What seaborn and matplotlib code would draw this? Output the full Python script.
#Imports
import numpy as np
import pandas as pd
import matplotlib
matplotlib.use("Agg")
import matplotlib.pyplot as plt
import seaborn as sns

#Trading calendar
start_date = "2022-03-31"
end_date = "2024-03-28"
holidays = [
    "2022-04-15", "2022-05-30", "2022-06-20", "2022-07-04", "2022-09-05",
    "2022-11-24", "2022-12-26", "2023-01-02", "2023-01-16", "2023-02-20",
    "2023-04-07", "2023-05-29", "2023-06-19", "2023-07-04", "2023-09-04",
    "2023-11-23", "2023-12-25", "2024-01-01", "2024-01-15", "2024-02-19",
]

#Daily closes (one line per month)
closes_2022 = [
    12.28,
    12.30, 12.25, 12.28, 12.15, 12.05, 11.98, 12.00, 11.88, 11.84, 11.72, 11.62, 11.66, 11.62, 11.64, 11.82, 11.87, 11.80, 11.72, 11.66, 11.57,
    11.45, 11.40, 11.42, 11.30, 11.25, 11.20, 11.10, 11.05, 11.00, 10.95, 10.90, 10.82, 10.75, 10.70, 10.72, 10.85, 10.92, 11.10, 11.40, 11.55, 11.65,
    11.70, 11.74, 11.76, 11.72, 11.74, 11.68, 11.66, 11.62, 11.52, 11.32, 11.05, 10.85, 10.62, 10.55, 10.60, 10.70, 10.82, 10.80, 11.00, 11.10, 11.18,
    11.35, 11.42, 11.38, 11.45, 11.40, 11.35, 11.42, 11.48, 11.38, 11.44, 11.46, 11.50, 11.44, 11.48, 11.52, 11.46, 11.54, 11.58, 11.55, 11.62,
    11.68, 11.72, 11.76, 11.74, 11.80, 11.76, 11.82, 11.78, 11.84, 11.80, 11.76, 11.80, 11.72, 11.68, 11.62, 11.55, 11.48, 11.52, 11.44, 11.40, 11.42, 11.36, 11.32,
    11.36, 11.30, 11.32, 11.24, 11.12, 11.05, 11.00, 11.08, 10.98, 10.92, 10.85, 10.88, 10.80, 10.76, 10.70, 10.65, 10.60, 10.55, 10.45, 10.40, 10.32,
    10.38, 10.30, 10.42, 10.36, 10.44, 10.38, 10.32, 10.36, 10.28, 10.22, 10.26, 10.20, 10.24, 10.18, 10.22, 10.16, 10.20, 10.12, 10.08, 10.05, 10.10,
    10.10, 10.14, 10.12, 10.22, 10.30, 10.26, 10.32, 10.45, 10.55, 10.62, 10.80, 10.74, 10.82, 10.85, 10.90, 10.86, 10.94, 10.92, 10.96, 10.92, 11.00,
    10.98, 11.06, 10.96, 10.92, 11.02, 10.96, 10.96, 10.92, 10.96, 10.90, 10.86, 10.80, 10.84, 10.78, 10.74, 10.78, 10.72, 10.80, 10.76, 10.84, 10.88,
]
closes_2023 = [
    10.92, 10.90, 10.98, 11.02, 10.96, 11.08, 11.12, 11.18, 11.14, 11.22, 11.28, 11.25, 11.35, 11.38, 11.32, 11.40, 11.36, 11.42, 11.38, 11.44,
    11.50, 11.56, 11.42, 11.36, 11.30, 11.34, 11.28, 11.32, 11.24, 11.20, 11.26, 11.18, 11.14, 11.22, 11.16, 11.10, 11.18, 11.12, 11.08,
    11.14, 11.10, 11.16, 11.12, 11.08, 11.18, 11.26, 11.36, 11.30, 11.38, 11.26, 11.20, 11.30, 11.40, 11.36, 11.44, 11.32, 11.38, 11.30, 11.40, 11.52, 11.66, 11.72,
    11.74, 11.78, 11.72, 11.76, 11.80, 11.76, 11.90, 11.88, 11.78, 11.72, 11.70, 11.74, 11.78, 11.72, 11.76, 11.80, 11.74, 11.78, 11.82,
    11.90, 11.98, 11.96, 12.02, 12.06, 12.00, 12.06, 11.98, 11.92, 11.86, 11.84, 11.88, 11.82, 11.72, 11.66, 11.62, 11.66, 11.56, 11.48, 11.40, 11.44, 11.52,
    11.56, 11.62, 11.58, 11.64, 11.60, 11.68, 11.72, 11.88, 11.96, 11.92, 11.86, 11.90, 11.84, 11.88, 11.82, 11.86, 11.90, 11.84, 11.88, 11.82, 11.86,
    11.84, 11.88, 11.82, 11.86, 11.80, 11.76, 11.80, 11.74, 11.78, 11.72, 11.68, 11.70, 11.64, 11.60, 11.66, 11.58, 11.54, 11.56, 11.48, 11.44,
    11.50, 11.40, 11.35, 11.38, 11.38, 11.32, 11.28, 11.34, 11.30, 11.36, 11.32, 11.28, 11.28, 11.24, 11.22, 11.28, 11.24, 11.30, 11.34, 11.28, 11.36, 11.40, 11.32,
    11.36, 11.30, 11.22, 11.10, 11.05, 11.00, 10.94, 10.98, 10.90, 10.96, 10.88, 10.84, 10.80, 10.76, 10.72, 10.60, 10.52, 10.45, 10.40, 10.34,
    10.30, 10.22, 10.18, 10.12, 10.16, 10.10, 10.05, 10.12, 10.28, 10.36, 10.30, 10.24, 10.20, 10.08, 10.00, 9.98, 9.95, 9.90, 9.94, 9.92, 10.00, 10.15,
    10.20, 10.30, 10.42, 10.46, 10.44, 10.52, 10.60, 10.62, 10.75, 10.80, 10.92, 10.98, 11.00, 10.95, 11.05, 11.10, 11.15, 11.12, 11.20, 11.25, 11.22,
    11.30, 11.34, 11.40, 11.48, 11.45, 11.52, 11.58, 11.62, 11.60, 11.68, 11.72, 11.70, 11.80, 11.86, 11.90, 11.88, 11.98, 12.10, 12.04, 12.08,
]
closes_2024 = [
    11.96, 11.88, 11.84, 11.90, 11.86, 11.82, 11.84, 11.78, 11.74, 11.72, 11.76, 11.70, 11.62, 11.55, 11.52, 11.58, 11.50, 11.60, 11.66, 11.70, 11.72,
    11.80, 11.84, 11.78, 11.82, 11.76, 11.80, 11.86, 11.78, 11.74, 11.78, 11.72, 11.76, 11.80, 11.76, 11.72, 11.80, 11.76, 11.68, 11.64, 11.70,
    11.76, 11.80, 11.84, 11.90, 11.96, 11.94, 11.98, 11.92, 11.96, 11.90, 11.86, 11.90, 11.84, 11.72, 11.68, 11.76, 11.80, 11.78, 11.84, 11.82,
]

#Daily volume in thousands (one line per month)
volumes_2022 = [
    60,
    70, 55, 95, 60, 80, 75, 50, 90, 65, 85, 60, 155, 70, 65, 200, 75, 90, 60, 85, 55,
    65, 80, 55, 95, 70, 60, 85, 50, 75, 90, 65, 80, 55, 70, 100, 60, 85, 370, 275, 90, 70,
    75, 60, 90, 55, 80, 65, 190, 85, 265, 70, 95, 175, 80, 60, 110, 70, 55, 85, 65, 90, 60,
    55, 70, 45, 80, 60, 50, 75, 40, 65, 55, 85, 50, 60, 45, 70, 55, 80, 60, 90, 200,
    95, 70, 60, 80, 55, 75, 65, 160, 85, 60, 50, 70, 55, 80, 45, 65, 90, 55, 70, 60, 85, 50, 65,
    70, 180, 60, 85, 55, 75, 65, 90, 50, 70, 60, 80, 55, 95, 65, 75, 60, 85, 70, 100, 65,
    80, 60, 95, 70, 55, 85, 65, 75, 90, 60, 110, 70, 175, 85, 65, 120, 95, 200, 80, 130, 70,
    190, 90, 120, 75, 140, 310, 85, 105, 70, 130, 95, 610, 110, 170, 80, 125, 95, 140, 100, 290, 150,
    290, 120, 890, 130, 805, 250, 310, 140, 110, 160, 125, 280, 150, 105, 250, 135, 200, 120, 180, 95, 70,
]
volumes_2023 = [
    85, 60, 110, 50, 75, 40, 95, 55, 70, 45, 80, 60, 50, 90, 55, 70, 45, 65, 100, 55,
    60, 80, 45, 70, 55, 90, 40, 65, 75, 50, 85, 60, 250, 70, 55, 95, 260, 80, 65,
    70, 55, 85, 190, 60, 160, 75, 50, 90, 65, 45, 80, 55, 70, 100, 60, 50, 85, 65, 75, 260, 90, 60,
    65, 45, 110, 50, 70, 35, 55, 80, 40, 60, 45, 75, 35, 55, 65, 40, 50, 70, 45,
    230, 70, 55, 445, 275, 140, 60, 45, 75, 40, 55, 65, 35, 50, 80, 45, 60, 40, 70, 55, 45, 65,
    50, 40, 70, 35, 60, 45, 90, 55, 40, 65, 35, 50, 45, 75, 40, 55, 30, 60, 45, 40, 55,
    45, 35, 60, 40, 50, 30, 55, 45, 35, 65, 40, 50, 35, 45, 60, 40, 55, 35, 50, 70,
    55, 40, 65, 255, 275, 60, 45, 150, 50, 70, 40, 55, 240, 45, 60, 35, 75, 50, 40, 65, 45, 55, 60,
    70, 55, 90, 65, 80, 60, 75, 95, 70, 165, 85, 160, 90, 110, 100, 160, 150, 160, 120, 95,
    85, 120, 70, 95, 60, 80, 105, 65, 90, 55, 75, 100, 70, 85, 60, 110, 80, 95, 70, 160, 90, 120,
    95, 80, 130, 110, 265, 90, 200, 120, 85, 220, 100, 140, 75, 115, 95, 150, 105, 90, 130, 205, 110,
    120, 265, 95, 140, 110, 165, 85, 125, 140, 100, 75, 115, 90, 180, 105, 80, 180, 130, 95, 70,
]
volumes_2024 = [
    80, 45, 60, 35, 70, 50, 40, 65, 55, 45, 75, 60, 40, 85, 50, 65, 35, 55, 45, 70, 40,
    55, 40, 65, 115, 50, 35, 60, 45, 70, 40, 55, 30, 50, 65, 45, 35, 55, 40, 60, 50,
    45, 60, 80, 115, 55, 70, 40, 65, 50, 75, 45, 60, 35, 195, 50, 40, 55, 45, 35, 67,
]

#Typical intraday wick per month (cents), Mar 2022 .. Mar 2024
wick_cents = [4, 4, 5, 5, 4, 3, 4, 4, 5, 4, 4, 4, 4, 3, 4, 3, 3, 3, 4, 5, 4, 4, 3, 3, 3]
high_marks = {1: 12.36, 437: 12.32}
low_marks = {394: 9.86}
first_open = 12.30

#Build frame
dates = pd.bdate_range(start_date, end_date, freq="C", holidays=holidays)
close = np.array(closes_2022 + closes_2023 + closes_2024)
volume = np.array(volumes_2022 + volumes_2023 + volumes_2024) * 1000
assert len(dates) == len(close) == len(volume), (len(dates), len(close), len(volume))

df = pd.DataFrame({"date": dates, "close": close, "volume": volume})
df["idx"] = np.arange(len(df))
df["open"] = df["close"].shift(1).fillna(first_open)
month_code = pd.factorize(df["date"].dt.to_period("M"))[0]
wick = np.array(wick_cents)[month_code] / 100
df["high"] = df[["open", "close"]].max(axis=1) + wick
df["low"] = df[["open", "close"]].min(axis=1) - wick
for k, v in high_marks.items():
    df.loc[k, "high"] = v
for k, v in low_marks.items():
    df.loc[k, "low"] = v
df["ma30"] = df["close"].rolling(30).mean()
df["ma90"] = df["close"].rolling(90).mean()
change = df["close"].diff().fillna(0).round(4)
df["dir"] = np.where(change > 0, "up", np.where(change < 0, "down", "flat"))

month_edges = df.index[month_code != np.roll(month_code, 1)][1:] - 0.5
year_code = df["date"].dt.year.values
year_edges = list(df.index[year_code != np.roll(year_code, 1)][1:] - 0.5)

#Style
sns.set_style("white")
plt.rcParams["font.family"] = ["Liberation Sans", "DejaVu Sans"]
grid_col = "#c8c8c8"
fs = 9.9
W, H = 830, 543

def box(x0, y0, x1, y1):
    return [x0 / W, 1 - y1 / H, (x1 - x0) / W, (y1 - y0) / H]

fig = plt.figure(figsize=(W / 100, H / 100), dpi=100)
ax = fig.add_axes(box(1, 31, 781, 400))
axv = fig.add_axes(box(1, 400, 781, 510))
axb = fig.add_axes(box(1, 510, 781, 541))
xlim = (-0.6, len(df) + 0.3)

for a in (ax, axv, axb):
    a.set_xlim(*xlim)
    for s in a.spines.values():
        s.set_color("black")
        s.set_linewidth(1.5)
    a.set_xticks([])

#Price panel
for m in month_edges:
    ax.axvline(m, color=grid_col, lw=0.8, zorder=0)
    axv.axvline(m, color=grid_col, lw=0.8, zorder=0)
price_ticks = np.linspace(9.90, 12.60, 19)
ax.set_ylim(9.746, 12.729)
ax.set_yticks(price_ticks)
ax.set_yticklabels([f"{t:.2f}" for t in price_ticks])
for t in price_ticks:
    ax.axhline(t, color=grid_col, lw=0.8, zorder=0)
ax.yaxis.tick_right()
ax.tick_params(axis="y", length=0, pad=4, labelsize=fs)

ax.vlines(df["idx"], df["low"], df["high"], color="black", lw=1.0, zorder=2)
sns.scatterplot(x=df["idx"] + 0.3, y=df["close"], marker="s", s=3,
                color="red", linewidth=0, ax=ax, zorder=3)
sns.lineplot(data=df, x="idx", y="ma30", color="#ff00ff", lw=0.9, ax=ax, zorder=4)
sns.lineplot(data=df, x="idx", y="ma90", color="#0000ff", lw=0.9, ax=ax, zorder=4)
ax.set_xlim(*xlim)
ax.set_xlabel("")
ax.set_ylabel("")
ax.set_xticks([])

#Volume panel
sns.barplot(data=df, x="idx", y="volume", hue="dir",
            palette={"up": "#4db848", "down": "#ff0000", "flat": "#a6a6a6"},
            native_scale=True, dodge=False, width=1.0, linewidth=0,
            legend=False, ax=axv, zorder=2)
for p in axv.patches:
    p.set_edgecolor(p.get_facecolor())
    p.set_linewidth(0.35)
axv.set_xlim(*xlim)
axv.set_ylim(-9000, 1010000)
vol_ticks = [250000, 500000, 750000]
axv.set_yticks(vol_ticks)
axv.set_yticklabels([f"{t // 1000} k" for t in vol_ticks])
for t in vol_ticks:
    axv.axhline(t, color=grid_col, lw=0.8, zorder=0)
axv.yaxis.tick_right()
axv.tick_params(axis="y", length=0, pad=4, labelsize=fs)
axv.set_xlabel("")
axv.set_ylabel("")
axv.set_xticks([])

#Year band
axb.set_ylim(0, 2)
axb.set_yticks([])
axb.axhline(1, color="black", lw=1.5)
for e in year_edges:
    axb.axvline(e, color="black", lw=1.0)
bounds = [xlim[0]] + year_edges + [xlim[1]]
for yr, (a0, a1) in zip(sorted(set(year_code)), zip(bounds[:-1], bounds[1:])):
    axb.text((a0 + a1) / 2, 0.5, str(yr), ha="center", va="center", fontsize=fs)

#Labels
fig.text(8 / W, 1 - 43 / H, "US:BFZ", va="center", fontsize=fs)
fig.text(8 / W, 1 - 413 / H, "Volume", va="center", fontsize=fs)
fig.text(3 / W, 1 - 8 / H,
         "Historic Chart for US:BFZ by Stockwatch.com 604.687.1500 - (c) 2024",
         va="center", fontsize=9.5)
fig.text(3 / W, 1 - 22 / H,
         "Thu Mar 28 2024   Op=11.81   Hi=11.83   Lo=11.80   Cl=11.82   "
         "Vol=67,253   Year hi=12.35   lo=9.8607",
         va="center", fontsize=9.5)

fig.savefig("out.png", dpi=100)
____
What to produce = Beginning at the top of the data, extract each line through the line containing "import seaborn as sns" and return those lines exactly, with nothing added.

Solution for this exercise =
What seaborn and matplotlib code would draw this? Output the full Python script.
#Imports
import numpy as np
import pandas as pd
import matplotlib
matplotlib.use("Agg")
import matplotlib.pyplot as plt
import seaborn as sns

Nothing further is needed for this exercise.